UIC Doctoral Student To Study South African Xhosa
A University of Illinois at Chicago doctoral candidate in history has been awarded the competitive International Dissertation Research Fellowship from the Social Science Research Council.
Jochen Arndt, of Jupiter, Fla., is one of 77 awardees selected from over 1,100 submitted applications for the 2012-2013 academic year. He will use his $23,700 award to complete research on the South African Xhosa ethnic identity and consciousness produced by the relationship between the Xhosa-speaking people and missionaries.
“My research seeks to explore the ways in which 19th-century missionary linguists and African converts to Christianity together constructed what is now known as the Xhosa nation and ethnic identity of modern-day South Africa,” said Arndt, who studies colonial and world history, and South African history, particularly of the Eastern Cape area.
“I am especially excited about the research period in South Africa, because it will allow me to improve my Xhosa language skills and gain a deeper knowledge of contemporary Xhosa culture.”
The fellowship, in combination with the UIC history department’s Bentley Brinkerhoff Gilbert Fellowship and the American Historical Association – Bernadotte E. Schmitt Research Grant, will allow Arndt to conduct research at archives in Europe, South Africa, and the U.S.
Last year, Arndt was the recipient of a fellowship from the U.S. Department of Education for intensive study of the Xhosa language in preparation for his dissertation research.

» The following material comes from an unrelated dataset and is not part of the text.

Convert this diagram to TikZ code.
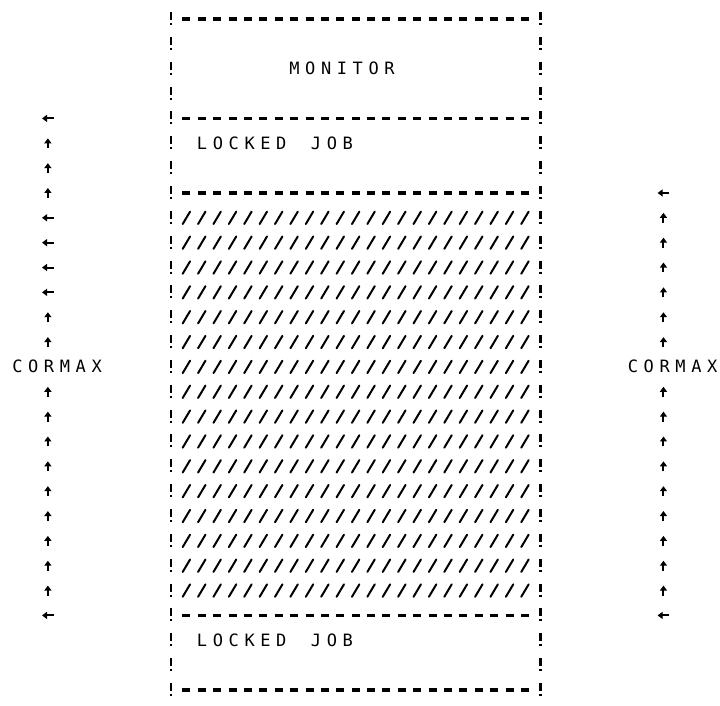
\documentclass[tikz,border=0pt]{standalone}
\usepackage{fontspec}
\newfontfamily\lpt[LetterSpace=33,WordSpace=1.55]{DejaVu Sans Mono}
\usetikzlibrary{arrows.meta}

\begin{document}
\begin{tikzpicture}[
    x=15.39pt, y=-24.85pt,
    bar/.style={line width=2.5pt, dash pattern=on 8pt off 3pt on 2pt off 11.85pt},
    rule/.style={line width=3.3pt, dash pattern=on 8pt off 7.39pt},
    hatch/.style={line width=2pt, line cap=round},
    lbl/.style={anchor=base west, inner sep=0pt, font=\lpt\fontsize{17}{17}\selectfont},
    spanmark/.style={line width=2pt, -{Triangle[length=5pt,width=7pt]}}
]
\useasboundingbox (-11.111,-0.765) rectangle (35.673,27.606);

% memory box
\draw[bar] (0,-0.282) -- (0,27.3);
\draw[bar] (24,-0.282) -- (24,27.3);
\foreach \r in {0,4,7,24,27}
    \draw[rule] (0.74,\r) -- (23.26,\r);

\node[lbl] (monitor) at (7.675,2.241) {MONITOR};
\node[lbl] (lockhi) at (1.675,5.241) {LOCKED JOB};
\node[lbl] (locklo) at (1.675,25.241) {LOCKED JOB};

% free core
\foreach \r in {8,...,23}
    \foreach \c in {1,...,23}
        \draw[hatch] (\c-0.24,\r+0.25) -- (\c+0.24,\r-0.25);

% cormax spans
\node[lbl] (cmleft) at (-10.325,14.241) {CORMAX};
\node[lbl] (cmright) at (29.675,14.241) {CORMAX};

\foreach \r in {4,8,9,10,11,24}
    \draw[spanmark] (-7.62,\r) -- (-8.38,\r);
\foreach \r in {5,6,7,12,13,15,16,...,23}
    \draw[spanmark] (-8,\r+0.2) -- (-8,\r-0.2);
\foreach \r in {7,24}
    \draw[spanmark] (32.38,\r) -- (31.62,\r);
\foreach \r in {8,...,13,15,16,...,23}
    \draw[spanmark] (32,\r+0.2) -- (32,\r-0.2);

\end{tikzpicture}
\end{document}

Arndt, a native of Germany, earned a bachelor’s degree in international marketing from the University of Cooperative Education in Germany and a master’s degree in history from Stephen F. Austin State University.
The Social Science Research Council, founded in 1923, is an independent, non-profit international organization that “nurtures new generations of social scientists, fosters innovative research, and mobilizes necessary knowledge on important public issues.”
UIC ranks among the nation’s leading research universities and is Chicago’s largest university with 27,500 students, 12,000 faculty and staff, 15 colleges and the state’s major public medical center. A hallmark of the campus is the Great Cities Commitment, through which UIC faculty, students and staff engage with community, corporate, foundation and government partners in hundreds of programs to improve the quality of life in metropolitan areas around the world.